Rex Ryan said of the injuries to Revis and Holmes: "This will test our resolve." What he meant was, "This will test our front office, scouts and coaches." And it will.
From the mailbag ...
Q: I saw you thought the Bills acted too quickly in re-signing Ryan Fitzpatrick. Why?
Sam in Rochester, N.Y.
A: Fitzpatrick -- a Harvard graduate -- timed things perfectly in securing an extension a year ago with $24 million guaranteed. The Bills were riding the wave of an impressive start and wanted to continue the euphoria by locking up Fitzpatrick with half a season left before he became a free agent. The contract was similar to those of other quarterbacks with limited sample sizes such as Kevin Kolb and Matt Cassel. In retrospect, the Bills could have, worst case, let the season play out and negotiated without the emotion of the hot start. They could have negotiated with the leverage of a $14 million franchise tag -- down from $16 million in 2011 -- in their favor. Yes, hindsight, but they could have seen a larger sample size.

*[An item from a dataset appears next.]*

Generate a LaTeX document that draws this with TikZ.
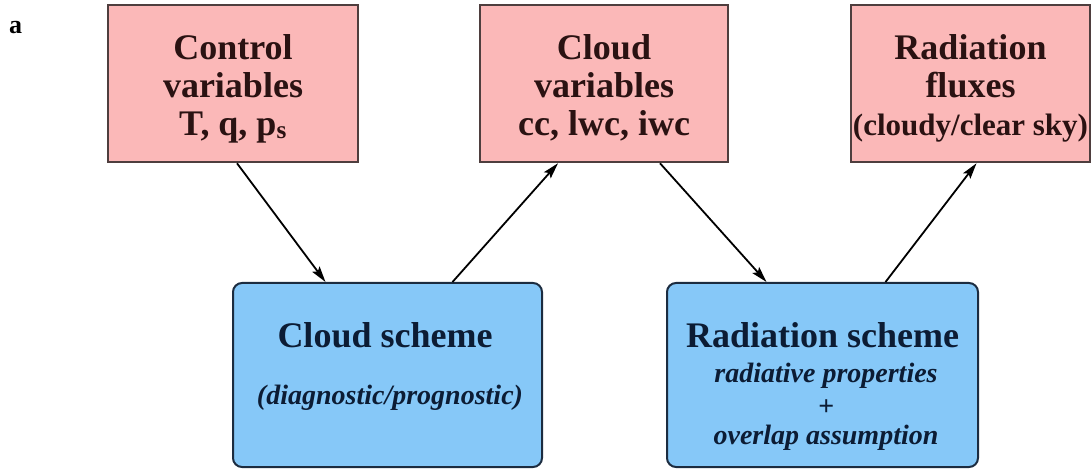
\documentclass[tikz,border=0pt]{standalone}
\usepackage{fontspec}
\setmainfont{Liberation Serif}
\usetikzlibrary{arrows.meta}
\definecolor{pinkfill}{HTML}{FBB8B8}
\definecolor{pinkdraw}{HTML}{4E3E3E}
\definecolor{bluefill}{HTML}{86C8F8}
\definecolor{bluedraw}{HTML}{1C2C40}
\definecolor{pinktext}{HTML}{2A1212}
\definecolor{bluetext}{HTML}{0C1C34}
\begin{document}
\begin{tikzpicture}[x=1pt,y=-1pt,
  varbox/.style={draw=pinkdraw, fill=pinkfill, line width=2.5pt, inner sep=0pt},
  vartext/.style={text=pinktext, font=\fontsize{36}{38}\selectfont\bfseries, align=center, inner sep=0pt},
  schemebox/.style={draw=bluedraw, fill=bluefill, line width=2pt, rounded corners=9pt, inner sep=0pt},
  schemetitle/.style={text=bluetext, font=\fontsize{36}{40}\selectfont\bfseries, anchor=base, inner sep=0pt},
  schemenote/.style={text=bluetext, font=\fontsize{28}{32}\selectfont\bfseries\itshape, anchor=base, inner sep=0pt},
  flow/.style={-{Stealth[length=16pt,width=9pt,inset=3pt]}, line width=1.8pt, black}]
\useasboundingbox (0,0) rectangle (1092,470);

\node[anchor=base west, font=\fontsize{26}{30}\selectfont\bfseries, inner sep=0pt] (lab) at (9,34) {a};

% top boxes
\node[varbox, minimum width=250pt, minimum height=157pt] (ctrl) at (233,83.5) {};
\node[vartext] (ctrlt) at (233,88.5) {Control\\variables\\T, q, p\textsubscript{s}};

\node[varbox, minimum width=248pt, minimum height=157pt] (cv) at (604,83.5) {};
\node[vartext] (cvt) at (604,87.5) {Cloud\\variables\\cc, lwc, iwc};

\node[varbox, minimum width=239pt, minimum height=157pt] (rf) at (970.5,83.5) {};
\node[vartext] (rft) at (970.5,88) {Radiation\\fluxes\\{\fontsize{31}{38}\selectfont (cloudy/clear sky)}};

% bottom boxes
\node[schemebox, minimum width=309pt, minimum height=184pt] (cs) at (387.5,375) {};
\node[schemetitle] (cst) at (385,347) {Cloud scheme};
\node[schemenote] (csn) at (390,404) {(diagnostic/prognostic)};

\node[schemebox, minimum width=311pt, minimum height=184pt] (rs) at (822.5,375) {};
\node[schemetitle] (rst) at (822.5,347) {Radiation scheme};
\node[schemenote] (rsn1) at (826,382) {radiative properties};
\node[schemenote] (rsp) at (826,415) {+};
\node[schemenote] (rsn2) at (826,444) {overlap assumption};

% connectors
\draw[flow] ([xshift=4pt]ctrl.south) -- ([xshift=-62pt]cs.north);
\draw[flow] ([xshift=65pt]cs.north) -- ([xshift=-46pt]cv.south);
\draw[flow] ([xshift=56pt]cv.south) -- ([xshift=-56pt]rs.north);
\draw[flow] ([xshift=63pt]rs.north) -- ([xshift=6pt]rf.south);
\end{tikzpicture}
\end{document}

Q: I remember you were surprised the Colts retained Reggie Wayne. Thoughts now?
Jesse in Chicago
A: I was wrong. The team was moving on not only from Peyton Manning but many of his peers -- Dallas Clark, Joseph Addai, Jeff Saturday, etc. -- and becoming a young team led by Andrew Luck. I thought the Colts should continue the extreme makeover and move on from Wayne, as well. Wayne's three-year, $17.5 million contract looks like a bargain now. I am not sure I have seen a player at that position make so many spectacular catches in one game as Wayne did against the Packers; he was the difference in an emotional game won for his coach. What a player.
Q: What is behind Steven Jackson renegotiating his contract with the Rams to be a free agent after this year?
Bill in St. Louis
A: The Rams have allowed Jackson to void the last year of his contract and test the free-agent market in March should he so choose.
This looks to me like a compromise between the Rams and Jackson after they were unable to reach agreement on an extension. The Rams demonstrated their priorities with recent deals for Chris Long and James Laurinaitis. They would rather let Jackson walk after this season than commit large guarantees as they did for the young defensive stars.
Jackson turns 30 in July, and it will be interesting to see what the market brings for a still-productive back who has reached that dreaded age.